Execute commands for multiple files using fish
Recently I have downloaded some submissions from a course I am currently giving. Luckily the tool being used allows to download an archive with all submissions at once, but unfortunately the structure of the archive is not really handy. It contained a folder for every student, and in this folder there was another zip archive, which contained the actual submission of the given student.
In addition to that every single archive contained a JavaScript project, in each of which I had to execute npm install
in order to test the submission afterwards. So I could either go into each folder, unzip the archive and install the NPM packages for each and every one of them. Or I could take some time, and figure out how to unzip all archives and install the required packages with two small command line scripts.
Of course I chose the latter!
First of all I had to find a glob that matches all the files I want to execute the command (unzip
in my case) for. The ls
command is great for testing this:
$ ls */*.zip
ls
is usually used to list the content of entire directories, but also allows to list files being passed to it. This is really useful in combination with the wildcards the fish shell provides. fish
tries to match the */*.zip
expression to as many files as possible, whereby the *
can be a string of any length not containing /
, which is the folder delimiter in linux. That means it will find any arbitrarily named file ending in .zip
being located directly in a sub folder of the current directory. So the above command returned file names like erika_mustermann/submission.zip
and john_doe/assignment.zip
for me, which indicated that I was on the right track. I always start tasks like that this way, because I want to make sure that I am not accidentally executing the commands for the wrong files.
Next step: Figure out how to use the for
loop in fish
. I still prefered to play it safe, so I decided to only output the names of the files using the echo
command within the for
loop.
$ for file in */*.zip;
echo $file;
end
Basically the for
loop in fish
is a simple for .. in
construct, whereby the name after the for
is being used as the variable name (mind that it is defined without a prefix, but when accessing it a $
is required), and the part between in
and ;
is the expression that is being looped over, which is every file that matches the glob in our case. Other than some differences in whitespaces the output should be pretty much the same as in the previous ls
command.
So I knew that the for
loop was receiving the correct values and I could start writing the actual command I want to execute for all of these files. I’ve ended up with the following:
$ for file in */*.zip;
unzip $file -d (dirname $file);
end
The unzip
command takes the name of the archive file you want to extract. The only problem is that it will extract the archive’s content in the current directory instead of right next to itself. Fortunately the unzip
command comes with a -d
option, that allows to specify the directory you want the archive to be extracted to. However, this option expects a directory, not a file. All I’ve got until now is the file name of the archive, but thankfully dirname
exists as well. That’s a command that will remove everything after the last /
in the given string, including the /
itself. So it is a great utility to get the parent directory of another file or directory. I use that command in combination with fish’s command substitution, which allows me to execute another command and use it as parameter of an outer command. That is done by putting the inner command in paranthesis.

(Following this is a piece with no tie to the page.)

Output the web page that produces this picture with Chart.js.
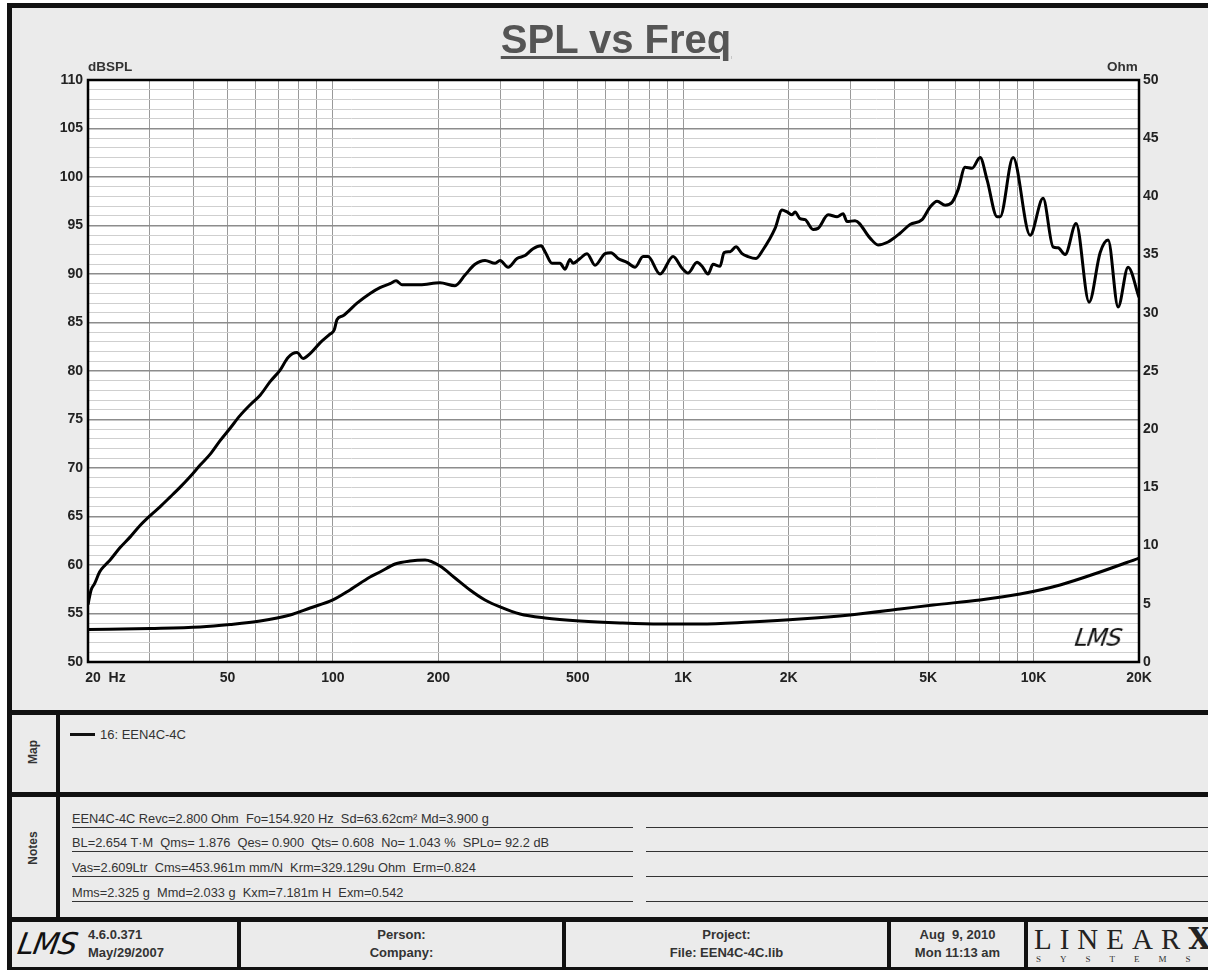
<!DOCTYPE html>
<html>
<head>
<meta charset="utf-8">
<script src="https://cdn.jsdelivr.net/npm/chart.js@4.4.1/dist/chart.umd.min.js"></script>
<style>
  body { margin: 0; width: 1208px; height: 970px; overflow: hidden; background: #fff; position: relative;
         font-family: "Liberation Sans", Arial, sans-serif; color: #333; }
  .abs { position: absolute; }
  .frame { left: 7px; top: 3px; width: 1230px; height: 969px; box-sizing: border-box; border: 5px solid #111; background: #ebebeb; }
  .hsep { left: 7px; width: 1201px; height: 5px; background: #111; }
  .vsep { width: 4px; background: #111; }
  #chart { left: 0; top: 0; }
  .title { left: 366px; width: 500px; top: 17px; text-align: center; font-size: 40px; font-weight: bold; color: #555; text-decoration: underline; text-decoration-thickness: 3px; text-underline-offset: 3px; }
  .axlab { font-size: 13.5px; font-weight: bold; color: #333; }
  .side { font-size: 12px; font-weight: bold; color: #333; transform: translate(-50%, -50%) rotate(-90deg); white-space: nowrap; }
  .note { left: 72px; width: 561px; height: 15px; font-size: 12.8px; white-space: pre; color: #333; border-bottom: 1px solid #333; line-height: 14px; }
  .note2 { left: 646px; width: 570px; height: 15px; border-bottom: 1px solid #333; }
  .foot { font-size: 13px; font-weight: bold; color: #333; text-align: center; line-height: 18px; }
  .lms { font-family: "DejaVu Sans", sans-serif; font-style: italic; color: #111; letter-spacing: -1px; }
</style>
</head>
<body>
<div class="abs frame"></div>
<canvas id="chart" class="abs" width="1208" height="710"></canvas>

<div class="abs title">SPL vs Freq</div>
<div class="abs axlab" style="left:88px; top:59px;">dBSPL</div>
<div class="abs axlab" style="left:1107px; top:59px;">Ohm</div>
<div class="abs lms" style="left:1075px; top:624px; font-size:24px; transform: skewX(-8deg);">LMS</div>

<div class="abs hsep" style="top:710px;"></div>
<div class="abs hsep" style="top:792px;"></div>
<div class="abs hsep" style="top:917px;"></div>
<div class="abs vsep" style="left:56px; top:715px; height:202px;"></div>

<div class="abs side" style="left:33px; top:752px;">Map</div>
<div class="abs" style="left:70px; top:733px; width:25px; height:3px; background:#111;"></div>
<div class="abs" style="left:100px; top:727px; font-size:13px; color:#333;">16: EEN4C-4C</div>

<div class="abs side" style="left:33px; top:848px;">Notes</div>
<div class="abs note" style="top:812px;">EEN4C-4C Revc=2.800 Ohm  Fo=154.920 Hz  Sd=63.62cm² Md=3.900 g</div>
<div class="abs note" style="top:836px;">BL=2.654 T·M  Qms= 1.876  Qes= 0.900  Qts= 0.608  No= 1.043 %  SPLo= 92.2 dB</div>
<div class="abs note" style="top:861px;">Vas=2.609Ltr  Cms=453.961m mm/N  Krm=329.129u Ohm  Erm=0.824</div>
<div class="abs note" style="top:886px;">Mms=2.325 g  Mmd=2.033 g  Kxm=7.181m H  Exm=0.542</div>
<div class="abs note2" style="top:812px;"></div>
<div class="abs note2" style="top:836px;"></div>
<div class="abs note2" style="top:861px;"></div>
<div class="abs note2" style="top:886px;"></div>

<div class="abs vsep" style="left:237px; top:922px; height:48px;"></div>
<div class="abs vsep" style="left:562px; top:922px; height:48px;"></div>
<div class="abs vsep" style="left:887px; top:922px; height:48px;"></div>
<div class="abs vsep" style="left:1024px; top:922px; height:48px;"></div>

<div class="abs lms" style="left:18px; top:926px; font-size:30px; transform: skewX(-10deg);">LMS</div>
<div class="abs foot" style="left:88px; top:926px; text-align:left;">4.6.0.371<br>May/29/2007</div>
<div class="abs foot" style="left:241px; width:321px; top:926px;">Person:<br>Company:</div>
<div class="abs foot" style="left:566px; width:321px; top:926px;">Project:<br>File: EEN4C-4C.lib</div>
<div class="abs foot" style="left:891px; width:133px; top:926px;">Aug&nbsp; 9, 2010<br>Mon 11:13 am</div>
<div class="abs" style="left:1034px; top:924px; font-family:'Liberation Serif',serif; font-size:29px; letter-spacing:8px; color:#222; line-height:30px;">LINEAR<b style="font-family:'DejaVu Serif',serif; font-weight:900;">X</b></div>
<div class="abs" style="left:1036px; top:954px; font-family:'Liberation Serif',serif; font-size:9px; letter-spacing:19px; color:#333;">SYSTEMS</div>

<script>
// SPL curve (left axis, dBSPL)
const splFreq = [20, 20.4, 20.9, 21.6, 22.4, 23.1, 24.7, 26.4, 28.2, 30.1,
  32.1, 34.3, 36.6, 39.1, 41.8, 44.6, 47.6, 50.9, 54.3, 58.0,
  62.0, 66.2, 70.7, 74.5, 79.0, 82.2, 86.1, 91.9, 98.1, 100.8,
  102.8, 106.9, 117.2, 127.7, 136.3, 145.6, 151.5, 157.5, 177.3, 202.2,
  223.2, 238.4, 254.5, 271.8, 290.4, 300.1, 316.3, 335.5, 353.6, 372.7,
  392.9, 403.3, 422.3, 445.1, 460.0, 475.3, 484.8, 507.6, 531.5, 560.2,
  598.3, 622.4, 651.7, 691.3, 728.7, 768.0, 793.7, 858.9, 935.4, 992.4,
  1032, 1095, 1132, 1177, 1217, 1274, 1308, 1361, 1415, 1472,
  1531, 1614, 1690, 1758, 1829, 1915, 1979, 2045, 2086, 2156,
  2228, 2348, 2426, 2592, 2750, 2860, 2936, 3094, 3415, 3599,
  3843, 4159, 4443, 4807, 5067, 5306, 5593, 5856, 6090, 6377,
  6677, 7038, 7369, 7871, 8027, 8742, 9777, 10646, 11370, 11750,
  12304, 13228, 14406, 15489, 16325, 17435, 18616, 20000];
const splDb = [55.9, 57.4, 58.1, 59.3, 60.0, 60.5, 61.8, 62.9, 64.1, 65.1,
  66.0, 67.0, 68.0, 69.1, 70.3, 71.4, 72.8, 74.1, 75.4, 76.5,
  77.5, 78.9, 80.1, 81.4, 81.9, 81.3, 81.8, 82.9, 83.8, 84.2,
  85.3, 85.7, 87.0, 88.0, 88.6, 89.0, 89.3, 88.9, 88.9, 89.1,
  88.8, 89.9, 91.0, 91.4, 91.1, 91.4, 90.7, 91.6, 91.9, 92.6,
  92.9, 92.3, 91.1, 91.1, 90.5, 91.5, 91.1, 91.6, 92.1, 90.9,
  92.1, 92.2, 91.6, 91.2, 90.7, 91.8, 91.8, 90.0, 91.8, 90.6,
  90.1, 91.2, 90.8, 90.0, 91.0, 90.8, 92.2, 92.3, 92.8, 92.1,
  91.8, 91.6, 92.5, 93.5, 94.7, 96.6, 96.4, 96.1, 96.4, 95.7,
  95.6, 94.6, 94.7, 96.1, 95.9, 96.2, 95.4, 95.5, 93.7, 93.0,
  93.3, 94.2, 95.1, 95.6, 96.9, 97.5, 97.1, 97.4, 98.7, 101.0,
  100.9, 102.0, 99.7, 95.9, 95.9, 102.0, 94.0, 97.8, 92.8, 92.7,
  92.0, 95.2, 87.1, 92.2, 93.5, 86.6, 90.7, 87.6];

// impedance curve (right axis, Ohm)
const zFreq = [20, 30.1, 41.8, 50.9, 62.0, 75.5, 86.1, 100, 111.9, 127.7,
  136.3, 150.5, 166.1, 183.3, 202.2, 223.2, 246.3, 271.8, 300.1, 342.2,
  403.3, 507.6, 660.3, 858.9, 1117, 1552, 2156, 2994, 4159, 5168,
  7038, 9153, 11906, 15489, 20000];
const zOhm = [2.79, 2.88, 3.01, 3.22, 3.52, 4.04, 4.64, 5.33, 6.19, 7.30,
  7.73, 8.42, 8.68, 8.76, 8.25, 7.22, 6.19, 5.33, 4.73, 4.12,
  3.78, 3.52, 3.35, 3.26, 3.26, 3.44, 3.69, 4.04, 4.55, 4.90,
  5.33, 5.84, 6.62, 7.73, 8.93];

// log grid lines and labelled frequencies
const gridFreqs = [20, 30, 40, 50, 60, 70, 80, 90, 100, 200, 300, 400, 500, 600, 700, 800, 900,
  1000, 2000, 3000, 4000, 5000, 6000, 7000, 8000, 9000, 10000, 20000];
const freqLabels = { 20: '         20  Hz', 50: '50', 100: '100', 200: '200', 500: '500',
  1000: '1K', 2000: '2K', 5000: '5K', 10000: '10K', 20000: '20K' };

const tickFont = { family: '"Liberation Sans", Arial, sans-serif', size: 14, weight: 'bold' };

// white plot area and black frame round it
const plotFrame = {
  id: 'plotFrame',
  beforeDraw(chart) {
    const { ctx, chartArea: a } = chart;
    ctx.save();
    ctx.fillStyle = '#fff';
    ctx.fillRect(a.left, a.top, a.width, a.height);
    ctx.restore();
  },
  afterDraw(chart) {
    const { ctx, chartArea: a } = chart;
    ctx.save();
    ctx.lineWidth = 2.5;
    ctx.strokeStyle = '#000';
    ctx.strokeRect(a.left, a.top, a.width, a.height);
    ctx.restore();
  }
};

new Chart(document.getElementById('chart'), {
  type: 'line',
  data: {
    datasets: [
      {
        label: 'SPL',
        data: splFreq.map((f, i) => ({ x: f, y: splDb[i] })),
        yAxisID: 'y',
        borderColor: '#000',
        borderWidth: 3,
        pointRadius: 0,
        cubicInterpolationMode: 'monotone'
      },
      {
        label: 'Impedance',
        data: zFreq.map((f, i) => ({ x: f, y: zOhm[i] })),
        yAxisID: 'y1',
        borderColor: '#000',
        borderWidth: 3,
        pointRadius: 0,
        cubicInterpolationMode: 'monotone'
      }
    ]
  },
  options: {
    responsive: false,
    animation: false,
    devicePixelRatio: 1,
    layout: { padding: { top: 80, left: 0, right: 0, bottom: 0 } },
    plugins: { legend: { display: false }, tooltip: { enabled: false } },
    scales: {
      x: {
        type: 'logarithmic',
        min: 20,
        max: 20000,
        afterBuildTicks: (s) => { s.ticks = gridFreqs.map((v) => ({ value: v })); },
        afterFit: (s) => { s.height = 48; },
        ticks: {
          autoSkip: false, maxRotation: 0, padding: 8, font: tickFont, color: '#222',
          callback: (v) => freqLabels[v] || ''
        },
        grid: { color: '#999', lineWidth: 1, drawTicks: false },
        border: { color: '#000', width: 2 }
      },
      y: {
        position: 'left',
        min: 50,
        max: 110,
        afterFit: (s) => { s.width = 88; },
        ticks: {
          stepSize: 1, autoSkip: false, padding: 5, font: tickFont, color: '#222',
          callback: (v) => (v % 5 === 0 ? String(v) : '')
        },
        grid: {
          drawTicks: false,
          color: (ctx) => (ctx.tick && ctx.tick.value % 5 === 0 ? '#8c8c8c' : '#cfcfcf'),
          lineWidth: (ctx) => (ctx.tick && ctx.tick.value % 5 === 0 ? 1.5 : 1)
        },
        border: { color: '#000', width: 2 }
      },
      y1: {
        position: 'right',
        min: 0,
        max: 50,
        afterFit: (s) => { s.width = 69; },
        ticks: { stepSize: 5, padding: 4, font: tickFont, color: '#222' },
        grid: { display: false, drawTicks: false },
        border: { color: '#000', width: 2 }
      }
    }
  },
  plugins: [plotFrame]
});
</script>
</body>
</html>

The above command unarchived all zip files right where there are located. But some of the students added another root folder in their archive, and others didn’t. So the structure was not always the same, but I still wanted to run npm install
for all of them at once. Therefore I decided to use another for
loop with a different glob. The **
wildcard is similiar to the *
wildcard, but with one important difference: It also includes /
, meaning that it matches an arbitrary number of sub folders, not just a single one. This way it does not matter if another folder has been added as root in the archives.
In addition to that I also make use of the fact that multiple commands can be used within a for
loop if they are delimited by a ;
.
$ for file in **/package.json;
cd (dirname $file);
npm install;
cd -;
end
This loop finds all package.json
files in any of the current sub directories, changes to the containing directory of the file by again using the dirname
command with the $file
variable. Afterwards npm install
is executed to install all the dependencies, and once that is finished it goes back to the previous working directory (that’s what the -
stands for).
For some reason I was always a bit hesitant when using loops in the command line. Somehow the command line always felt to me like something to which I enter a single command and get a result in return, which is a pretty simple protocol. Using stuff like pipes still felt ok to me, but a loop might need to be broken into multiple lines quite quickly, which does not feel natural to me. But it is probably a much bigger time saver than other features of shells, so I checking them out is highly recommended!